● Records shown
================================
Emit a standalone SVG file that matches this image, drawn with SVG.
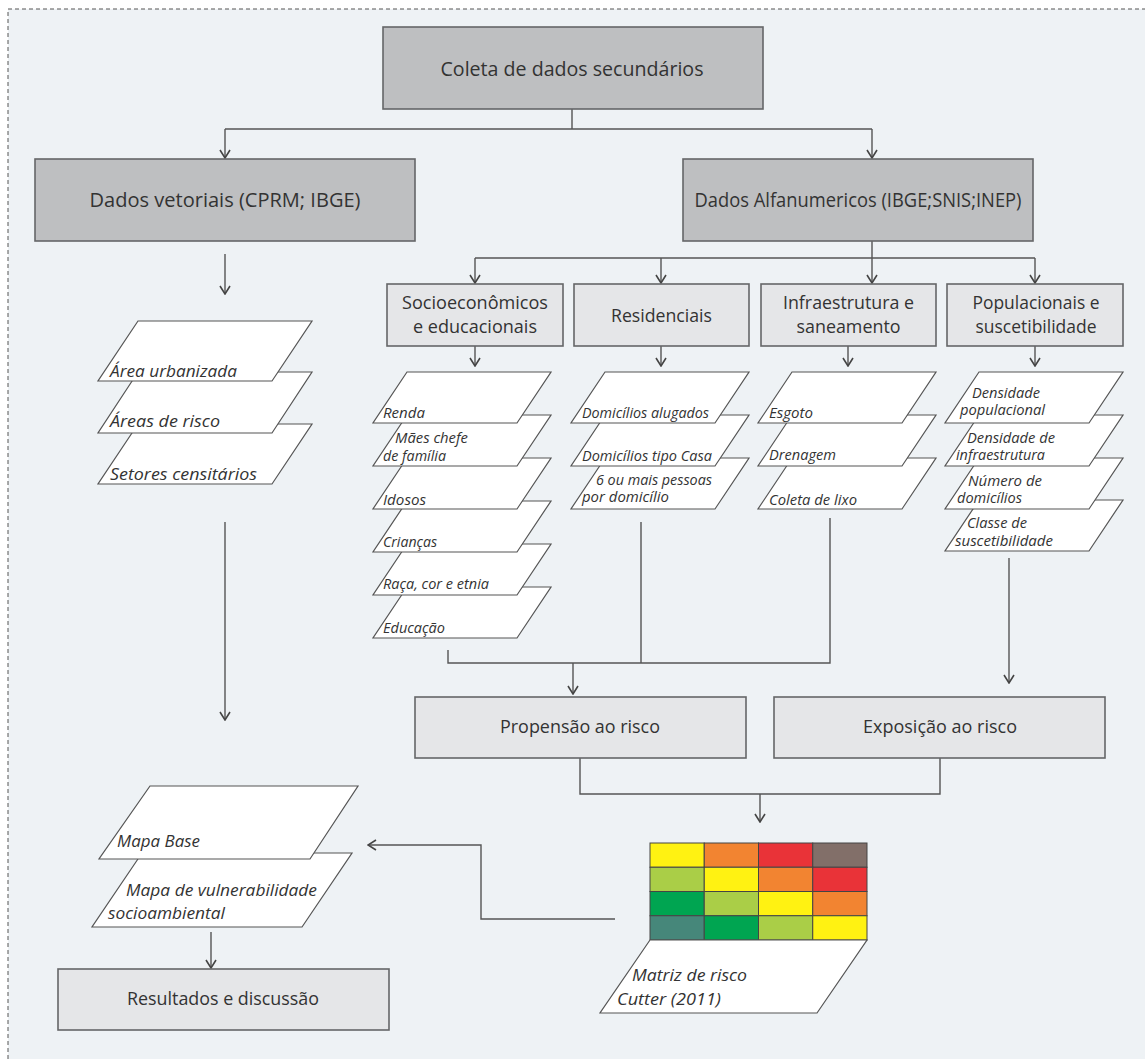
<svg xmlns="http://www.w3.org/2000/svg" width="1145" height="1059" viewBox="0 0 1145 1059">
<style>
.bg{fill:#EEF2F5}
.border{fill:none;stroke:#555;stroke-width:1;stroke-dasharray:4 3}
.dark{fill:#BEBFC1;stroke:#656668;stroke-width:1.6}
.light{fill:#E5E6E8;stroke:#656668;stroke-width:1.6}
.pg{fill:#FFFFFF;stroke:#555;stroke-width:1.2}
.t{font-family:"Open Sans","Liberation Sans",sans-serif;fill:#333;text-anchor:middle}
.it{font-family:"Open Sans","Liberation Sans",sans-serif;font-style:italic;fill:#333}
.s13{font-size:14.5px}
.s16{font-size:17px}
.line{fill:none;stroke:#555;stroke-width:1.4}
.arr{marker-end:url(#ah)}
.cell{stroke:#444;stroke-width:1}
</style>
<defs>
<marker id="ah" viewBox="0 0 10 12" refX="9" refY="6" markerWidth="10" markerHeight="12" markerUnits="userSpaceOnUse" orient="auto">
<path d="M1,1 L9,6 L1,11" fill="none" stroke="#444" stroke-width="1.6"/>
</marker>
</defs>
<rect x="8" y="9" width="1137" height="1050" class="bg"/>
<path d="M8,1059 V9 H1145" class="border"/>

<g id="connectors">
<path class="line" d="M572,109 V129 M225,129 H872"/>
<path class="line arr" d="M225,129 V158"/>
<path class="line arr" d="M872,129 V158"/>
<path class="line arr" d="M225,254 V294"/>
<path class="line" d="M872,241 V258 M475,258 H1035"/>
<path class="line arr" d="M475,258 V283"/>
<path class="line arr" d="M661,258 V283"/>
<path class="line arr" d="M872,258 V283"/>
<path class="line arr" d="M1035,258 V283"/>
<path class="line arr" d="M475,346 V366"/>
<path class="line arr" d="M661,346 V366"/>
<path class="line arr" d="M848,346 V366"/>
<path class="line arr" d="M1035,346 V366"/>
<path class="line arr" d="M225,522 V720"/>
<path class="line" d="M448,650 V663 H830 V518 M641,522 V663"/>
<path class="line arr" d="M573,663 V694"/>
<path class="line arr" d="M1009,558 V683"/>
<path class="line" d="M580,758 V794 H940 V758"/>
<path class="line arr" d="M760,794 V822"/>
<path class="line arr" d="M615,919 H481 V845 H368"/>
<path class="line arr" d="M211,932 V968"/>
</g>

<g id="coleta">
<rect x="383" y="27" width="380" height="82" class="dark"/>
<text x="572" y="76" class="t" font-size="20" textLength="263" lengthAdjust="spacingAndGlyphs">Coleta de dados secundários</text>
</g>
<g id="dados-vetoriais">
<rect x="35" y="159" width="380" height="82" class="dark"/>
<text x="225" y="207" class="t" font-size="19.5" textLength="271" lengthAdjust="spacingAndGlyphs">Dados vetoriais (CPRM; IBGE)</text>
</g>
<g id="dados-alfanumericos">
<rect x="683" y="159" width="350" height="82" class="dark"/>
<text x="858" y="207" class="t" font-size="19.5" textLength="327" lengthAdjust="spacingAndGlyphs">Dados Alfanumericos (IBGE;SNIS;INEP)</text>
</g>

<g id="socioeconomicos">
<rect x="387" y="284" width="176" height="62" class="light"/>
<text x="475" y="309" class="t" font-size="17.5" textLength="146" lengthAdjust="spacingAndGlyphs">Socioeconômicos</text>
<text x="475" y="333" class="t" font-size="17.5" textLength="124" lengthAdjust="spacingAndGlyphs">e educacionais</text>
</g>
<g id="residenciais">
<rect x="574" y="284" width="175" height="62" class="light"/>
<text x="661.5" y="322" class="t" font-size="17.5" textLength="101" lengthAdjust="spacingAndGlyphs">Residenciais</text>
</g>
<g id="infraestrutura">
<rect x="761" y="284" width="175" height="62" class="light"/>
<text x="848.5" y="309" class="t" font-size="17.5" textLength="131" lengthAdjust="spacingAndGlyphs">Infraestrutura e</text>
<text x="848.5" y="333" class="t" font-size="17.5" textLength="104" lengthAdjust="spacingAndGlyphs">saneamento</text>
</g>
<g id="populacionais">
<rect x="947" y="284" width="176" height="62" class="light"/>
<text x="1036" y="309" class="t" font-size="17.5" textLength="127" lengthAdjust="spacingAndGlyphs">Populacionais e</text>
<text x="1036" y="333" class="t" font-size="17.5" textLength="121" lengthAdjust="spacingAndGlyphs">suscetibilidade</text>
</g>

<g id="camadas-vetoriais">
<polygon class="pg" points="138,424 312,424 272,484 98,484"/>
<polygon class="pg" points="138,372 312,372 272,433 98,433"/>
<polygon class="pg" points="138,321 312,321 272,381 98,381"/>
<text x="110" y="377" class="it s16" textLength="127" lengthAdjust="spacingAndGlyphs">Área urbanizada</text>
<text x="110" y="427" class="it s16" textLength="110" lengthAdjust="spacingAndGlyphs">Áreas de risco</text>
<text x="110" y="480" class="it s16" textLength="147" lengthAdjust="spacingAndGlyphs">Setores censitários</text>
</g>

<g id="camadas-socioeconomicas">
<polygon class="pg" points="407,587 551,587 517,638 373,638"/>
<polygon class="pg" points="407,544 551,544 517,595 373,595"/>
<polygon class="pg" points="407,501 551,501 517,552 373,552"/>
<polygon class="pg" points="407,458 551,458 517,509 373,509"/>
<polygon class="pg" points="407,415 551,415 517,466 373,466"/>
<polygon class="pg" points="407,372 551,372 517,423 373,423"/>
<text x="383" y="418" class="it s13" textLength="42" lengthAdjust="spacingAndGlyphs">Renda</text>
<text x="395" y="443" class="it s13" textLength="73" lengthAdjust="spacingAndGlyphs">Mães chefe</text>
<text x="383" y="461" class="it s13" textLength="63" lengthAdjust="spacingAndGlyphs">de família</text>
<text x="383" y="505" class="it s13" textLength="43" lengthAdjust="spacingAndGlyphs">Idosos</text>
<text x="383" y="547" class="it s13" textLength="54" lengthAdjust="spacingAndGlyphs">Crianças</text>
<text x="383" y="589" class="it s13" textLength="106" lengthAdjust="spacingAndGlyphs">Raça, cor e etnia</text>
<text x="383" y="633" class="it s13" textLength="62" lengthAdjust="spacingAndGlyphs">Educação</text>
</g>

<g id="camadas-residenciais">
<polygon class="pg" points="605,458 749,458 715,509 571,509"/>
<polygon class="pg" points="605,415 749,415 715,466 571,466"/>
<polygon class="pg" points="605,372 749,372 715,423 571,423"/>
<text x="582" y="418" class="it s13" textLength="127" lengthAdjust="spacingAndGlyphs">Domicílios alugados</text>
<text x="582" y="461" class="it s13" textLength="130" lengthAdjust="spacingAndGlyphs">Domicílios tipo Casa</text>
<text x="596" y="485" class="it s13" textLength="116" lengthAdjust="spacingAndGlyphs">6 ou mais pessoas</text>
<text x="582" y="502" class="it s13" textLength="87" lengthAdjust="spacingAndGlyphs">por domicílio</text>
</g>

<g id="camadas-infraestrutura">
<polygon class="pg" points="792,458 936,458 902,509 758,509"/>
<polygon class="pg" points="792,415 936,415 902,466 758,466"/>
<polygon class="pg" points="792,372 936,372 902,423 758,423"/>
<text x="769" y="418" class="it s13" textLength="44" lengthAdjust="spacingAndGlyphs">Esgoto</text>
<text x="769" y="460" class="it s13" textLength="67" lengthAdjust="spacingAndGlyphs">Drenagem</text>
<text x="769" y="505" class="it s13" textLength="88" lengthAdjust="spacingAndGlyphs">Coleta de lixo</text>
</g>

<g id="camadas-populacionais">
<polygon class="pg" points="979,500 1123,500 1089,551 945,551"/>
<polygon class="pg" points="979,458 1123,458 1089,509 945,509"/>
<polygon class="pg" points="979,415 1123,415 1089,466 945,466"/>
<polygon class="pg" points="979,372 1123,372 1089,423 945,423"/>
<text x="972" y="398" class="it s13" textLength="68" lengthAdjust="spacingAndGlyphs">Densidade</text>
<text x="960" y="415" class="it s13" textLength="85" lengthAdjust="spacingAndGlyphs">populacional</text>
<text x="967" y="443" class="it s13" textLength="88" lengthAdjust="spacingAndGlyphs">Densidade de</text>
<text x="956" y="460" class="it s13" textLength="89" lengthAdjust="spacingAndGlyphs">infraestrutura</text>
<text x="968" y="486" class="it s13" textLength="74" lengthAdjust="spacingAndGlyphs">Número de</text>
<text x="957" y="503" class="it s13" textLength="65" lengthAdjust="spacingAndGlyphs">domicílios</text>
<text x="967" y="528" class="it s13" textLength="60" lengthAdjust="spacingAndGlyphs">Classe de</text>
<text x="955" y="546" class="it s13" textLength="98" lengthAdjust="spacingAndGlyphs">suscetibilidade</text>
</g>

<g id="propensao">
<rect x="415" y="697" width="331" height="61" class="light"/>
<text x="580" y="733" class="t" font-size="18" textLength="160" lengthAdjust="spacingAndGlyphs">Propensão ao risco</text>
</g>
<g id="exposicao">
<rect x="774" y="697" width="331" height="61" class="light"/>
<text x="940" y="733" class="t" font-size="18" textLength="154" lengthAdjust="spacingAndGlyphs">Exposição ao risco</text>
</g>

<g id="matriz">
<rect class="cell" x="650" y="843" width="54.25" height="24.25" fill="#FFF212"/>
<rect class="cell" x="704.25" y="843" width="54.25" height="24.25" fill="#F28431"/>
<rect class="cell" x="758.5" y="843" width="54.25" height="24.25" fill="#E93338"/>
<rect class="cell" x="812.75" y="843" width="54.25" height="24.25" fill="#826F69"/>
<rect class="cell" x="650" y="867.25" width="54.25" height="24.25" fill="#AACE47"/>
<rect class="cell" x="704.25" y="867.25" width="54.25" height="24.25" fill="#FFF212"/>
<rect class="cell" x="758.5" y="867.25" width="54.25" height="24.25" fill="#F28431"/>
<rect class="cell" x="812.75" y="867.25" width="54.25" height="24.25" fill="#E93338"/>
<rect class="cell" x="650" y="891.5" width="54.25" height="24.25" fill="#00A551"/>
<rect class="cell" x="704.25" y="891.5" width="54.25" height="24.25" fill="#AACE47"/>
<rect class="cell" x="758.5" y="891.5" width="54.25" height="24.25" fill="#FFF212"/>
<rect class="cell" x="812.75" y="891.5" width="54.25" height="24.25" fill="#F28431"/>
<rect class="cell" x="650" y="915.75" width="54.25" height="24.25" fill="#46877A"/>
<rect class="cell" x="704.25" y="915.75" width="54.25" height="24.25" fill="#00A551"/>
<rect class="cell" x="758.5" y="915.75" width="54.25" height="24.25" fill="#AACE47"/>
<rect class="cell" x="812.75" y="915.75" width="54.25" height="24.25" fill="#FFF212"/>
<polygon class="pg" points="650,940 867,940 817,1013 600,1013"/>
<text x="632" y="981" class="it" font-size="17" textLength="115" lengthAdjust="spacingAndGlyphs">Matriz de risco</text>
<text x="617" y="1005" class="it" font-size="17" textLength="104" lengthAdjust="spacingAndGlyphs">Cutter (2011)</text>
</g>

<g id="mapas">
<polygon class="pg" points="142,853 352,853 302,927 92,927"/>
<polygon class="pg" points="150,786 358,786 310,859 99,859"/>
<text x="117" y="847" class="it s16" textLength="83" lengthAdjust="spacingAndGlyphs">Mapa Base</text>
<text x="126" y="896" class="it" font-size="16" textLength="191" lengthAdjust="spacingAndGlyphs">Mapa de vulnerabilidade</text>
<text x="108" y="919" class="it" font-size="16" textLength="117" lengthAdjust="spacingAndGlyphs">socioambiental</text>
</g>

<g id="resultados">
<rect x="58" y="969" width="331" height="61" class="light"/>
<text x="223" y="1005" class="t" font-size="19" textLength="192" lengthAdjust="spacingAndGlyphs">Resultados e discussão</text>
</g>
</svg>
================================
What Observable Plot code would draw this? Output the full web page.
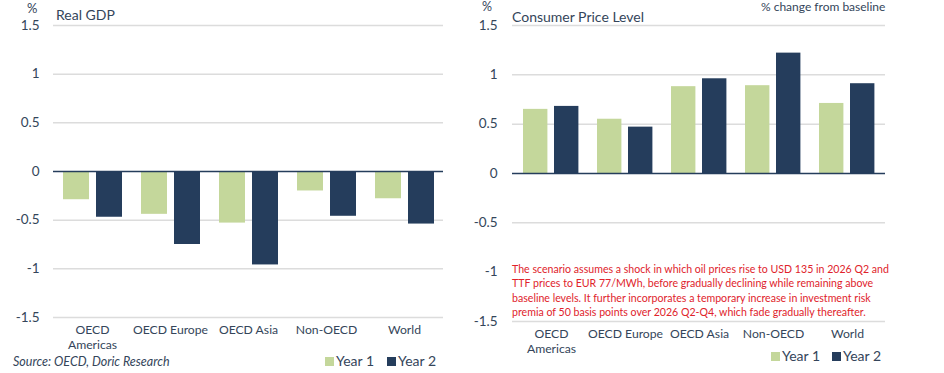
================================
Track down every line with the word "this" and copy it.

● Solution to the exercise
Emit a standalone SVG file that matches this image, drawn with SVG.
What Observable Plot code would draw this? Output the full web page.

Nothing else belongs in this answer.